Cada vez que se vende un voto, se bota a la basura la conciencia. ¿Y qué es la conciencia, es lo que nos distingue de otras especies animales?
Si no tenemos conciencia del mal que hacemos ni del bien que impedimos hacer, no somos libres. Muchos venden su voto, mucho cambian de partidos, y eso yo lo llamo un acto vergonzoso.
Me dirán que la necesidad es más importante que la conciencia o que la moral empieza en el estómago y no en la cabeza.

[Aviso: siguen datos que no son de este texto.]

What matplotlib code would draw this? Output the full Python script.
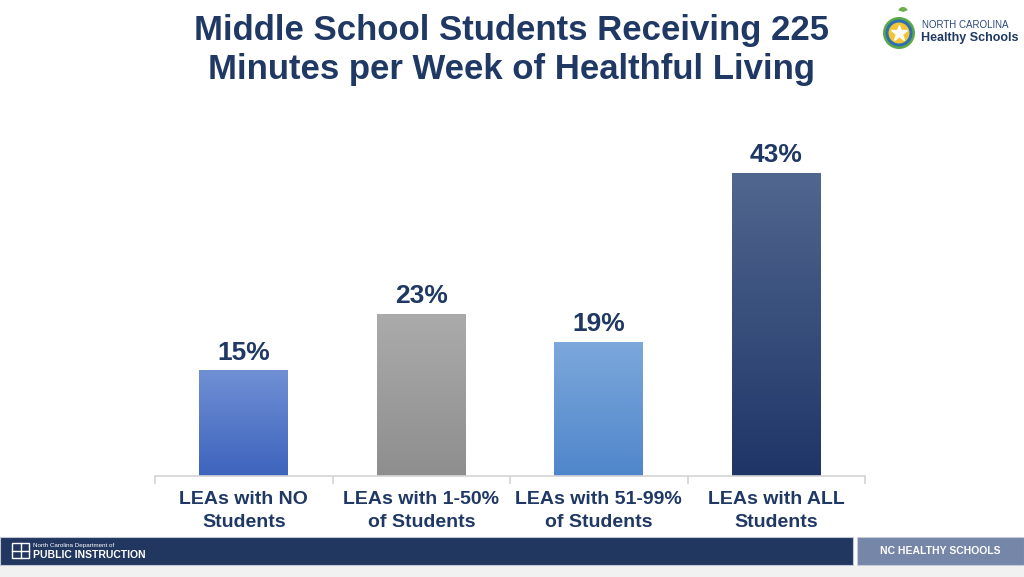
import numpy as np
import matplotlib
matplotlib.use('Agg')
import matplotlib.pyplot as plt
from matplotlib.patches import Rectangle, Circle, Wedge
from matplotlib.colors import LinearSegmentedColormap

categories = ['LEAs with NO\nStudents', 'LEAs with 1-50%\nof Students',
              'LEAs with 51-99%\nof Students', 'LEAs with ALL\nStudents']
values = [15, 23, 19, 43]
# (top colour, bottom colour) of each bar's gradient
bar_colors = [('#7090d4', '#3d63bd'), ('#ababab', '#8e8e8e'),
              ('#7ca8db', '#4f86cb'), ('#51678f', '#1f3567')]

navy = '#1f3864'
plt.rcParams['font.family'] = ['Liberation Sans', 'DejaVu Sans']

W, H = 1024, 577
fig = plt.figure(figsize=(W / 100, H / 100), dpi=100)
fig.patch.set_facecolor('white')

# main bar axes, placed in pixel terms
left, right, base = 155, 865, 476
ymax = 50
ppu = 7.05
ax = fig.add_axes([left / W, (H - base) / H, (right - left) / W, ymax * ppu / H])
x = np.arange(len(values))
bars = ax.bar(x, values, width=0.5, color='none', edgecolor='none', zorder=2)
for b, (ctop, cbot), v in zip(bars, bar_colors, values):
    cmap = LinearSegmentedColormap.from_list('g', [cbot, ctop])
    grad = np.linspace(0, 1, 256).reshape(-1, 1)
    im = ax.imshow(grad, cmap=cmap, origin='lower', aspect='auto',
                   extent=[b.get_x(), b.get_x() + b.get_width(), 0, v], zorder=2)
    im.set_clip_path(b)
    ax.text(b.get_x() + b.get_width() / 2, v + 0.8, f'{v}%', ha='center', va='bottom',
            fontsize=19, fontweight='bold', color=navy)

ax.set_xlim(-0.5, len(values) - 0.5)
ax.set_ylim(0, ymax)
for s in ['top', 'right', 'left']:
    ax.spines[s].set_visible(False)
ax.spines['bottom'].set_color('#d4d4d4')
ax.spines['bottom'].set_linewidth(1.2)
ax.set_yticks([])
ax.set_xticks(np.arange(-0.5, len(values)), labels=[''] * (len(values) + 1))
ax.tick_params(axis='x', which='major', length=6, color='#d4d4d4', width=1.2)
ax.set_xticks(x, minor=True)
ax.set_xticklabels(categories, minor=True, fontsize=14, fontweight='bold',
                   color=navy, linespacing=1.45)
ax.tick_params(axis='x', which='minor', length=0, pad=11)

fig.text(0.5, 1 - 50 / H, 'Middle School Students Receiving 225\nMinutes per Week of Healthful Living',
         ha='center', va='center', fontsize=25, fontweight='bold', color=navy, linespacing=1.25)

# overlay axes in pixel coordinates for logo and footer
ov = fig.add_axes([0, 0, 1, 1], zorder=5)
ov.set_xlim(0, W)
ov.set_ylim(H, 0)
ov.axis('off')
cx, cy = 899, 33
ov.add_patch(Circle((cx, cy), 16, fc='#5aa845', ec='none'))
ov.add_patch(Circle((cx, cy), 13.5, fc='#2d6fb2', ec='none'))
ov.add_patch(Circle((cx, cy), 10.5, fc='#f3c433', ec='none'))
ov.plot(cx, cy, marker='*', ms=12, color='white', mec='white')
ov.add_patch(Wedge((cx + 4, 12), 5, 200, 340, fc='#6ab04c', ec='none'))
ov.text(922, 25, 'NORTH CAROLINA', fontsize=7, color='#2b4a7a', va='center')
ov.text(921, 38, 'Healthy Schools', fontsize=9, fontweight='bold', color=navy, va='center')

# footer
ov.add_patch(Rectangle((0, 537), 853, 28, fc='#22375f', ec='#bfc6d4', lw=0.8))
ov.add_patch(Rectangle((857, 537), 167, 28, fc='#7686a8', ec='#c5cbd8', lw=0.8))
ov.add_patch(Rectangle((0, 566), W, 11, fc='#f1f1f1', ec='none'))
ov.text(940, 551.5, 'NC HEALTHY SCHOOLS', fontsize=7.5, fontweight='bold', color='white',
        ha='center', va='center')
ov.add_patch(Rectangle((12, 543), 17, 15, fc='none', ec='white', lw=1))
ov.plot([20.5, 20.5], [543, 558], color='white', lw=1)
ov.plot([12, 29], [550.5, 550.5], color='white', lw=1)
ov.text(33, 546, 'North Carolina Department of', fontsize=4.5, color='white', va='center')
ov.text(33, 555, 'PUBLIC INSTRUCTION', fontsize=7.5, fontweight='bold', color='white',
        va='center')

fig.savefig('out.png', dpi=100, facecolor='white')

Vender la conciencia es una humillación. Y lo peor de todo es que se humilla al ciudadano necesitado por unos pocos miles de pesos que no remedian la pobreza ni acaban con sus necesidades. Es como si los malos políticos necesitaran a los pobres buenos, dispuestos a apoyarlos cada vez que se vota. “Mi conciencia no se vende” es una frase más digna y más humana que “¿Cuánto me paga por mi conciencia?”
Un ciudadano debe elegir entre la dignidad de ser libre y la humillación de no serlo. Todas las democracias consagran este principio elemental, pero casi todas nuestras democracias permiten que se viole.
Quienes sacan provecho de esa situación son quienes más hablan de “democracia”, quienes más compran o chantajean, quienes permanecen más tiempo en cargos de elección popular, quienes más ricos y más rápidamente mentirosos se vuelven.
¿Por qué se hace a escondidas la compra de votos? Primero, porque es una actividad ilegal; segundo, porque es una vergüenza para quien acepta venderlo.
El delito que cometen los políticos corruptos y sus intermediarios se convierte en vergüenza en el ciudadano. A menos que sea un cínico, nunca estará orgulloso por ese acto.
Y si le importa un carajo venderle su conciencia al que pague mejor, es porque ya no cree en nada ni abriga esperanzas en nada ni en nadie, porque nada ni nadie le ha dado la oportunidad de ser un ciudadano digno.
Si la democracia lo tiene en cuenta, no es para darle un lugar digno en la sociedad sino para servirse de él en la peor de las circunstancias: votar sin conciencia por quienes corrompen a conciencia.
Si uno se fija bien en la desigualdad entre quienes venden y quienes compran, ve la humillación a que se ven obligados los primeros y la soberbia en el fondo criminal que practican los segundos.
El que da la limosna está en condiciones de superioridad frente al que la recibe. Seguirá siendo poderoso, pero su poder se lo da el pobre diablo que le vende su conciencia.